© © Jean GAUMY / Magnum Photos
French Photographer | Born: 1948
Jean Gaumy is a French photographer and filmmaker who has been associated with Magnum Photos since 1977. Gaumy was born in Pontaillac, Charente-Maritime, France. He attended school in Toulouse and Aurillac and went to university in Rouen. While a student in Rouen, he began working as a freelance photographer to help pay for his education. In 1973 he joined Gamma (agency).

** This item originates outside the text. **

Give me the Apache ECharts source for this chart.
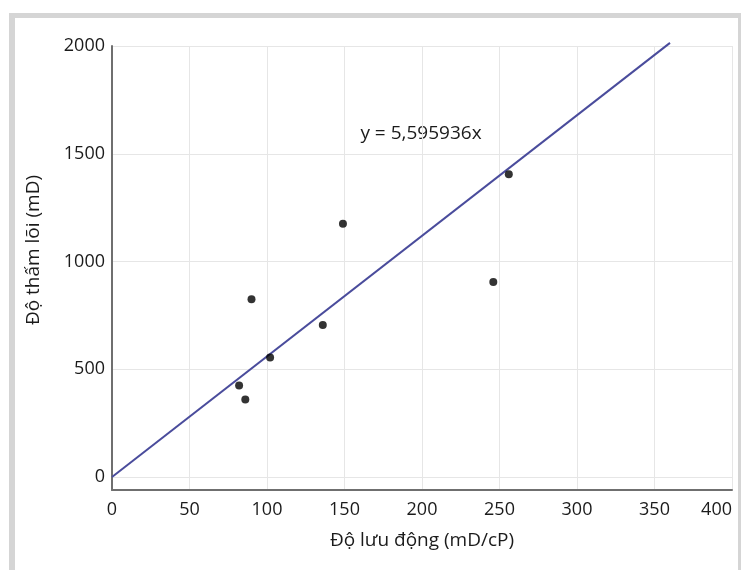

Much of his work has focused on human confinement. In 1975 he began work on two such projects in France: L'hôpital and Les Incarcérés, both of which were published as books. Les Incarcérés was an unprecedented project on French prisons—he was the first to receive permission to photograph them. In 1984 he made his first film, La Boucane. It was nominated for a César in 1986. That year he also began a series of trips aboard trawlers which led to his 2001 publication Pleine Mer. Beginning in 1987 he spent two years documenting Octeville-sur-Mer through the eyes of the so-called village idiot Jean-Jacques. Since the late 1980s he has also traveled often to Iran and has also traveled in Central America and Africa.
He has made several other films. In recent years he has been documenting life on a nuclear submarine and has also worked on a series of mountain landscapes.
In the early 1970s he married his wife Michelle and in 1975 their daughter Marie was born. Since 1995 he has lived in Fécamp, Haute Normandie.
Author: Jean Gaumy
Publisher: Harry N. Abrams
Year: 2002 - Pages: 276
In evocative, dramatic black-and-white photographs, this compelling book depicts the seagoing lives of commercial fishermen as never before. On four long voyages between 1984 and 1998, photographer and sailor Jean Gaumy lived at sea, documenting the fishermen's daily struggle. He braved the high seas on the last open-decked trawlers, remnants of an earlier age.
In his log book he renders an eloquent testimony to the end of an era. Gaumy's love of the sea, of boats, and of the thrill of the catch shines through this stirring tribute to a difficult and disappearing way of life.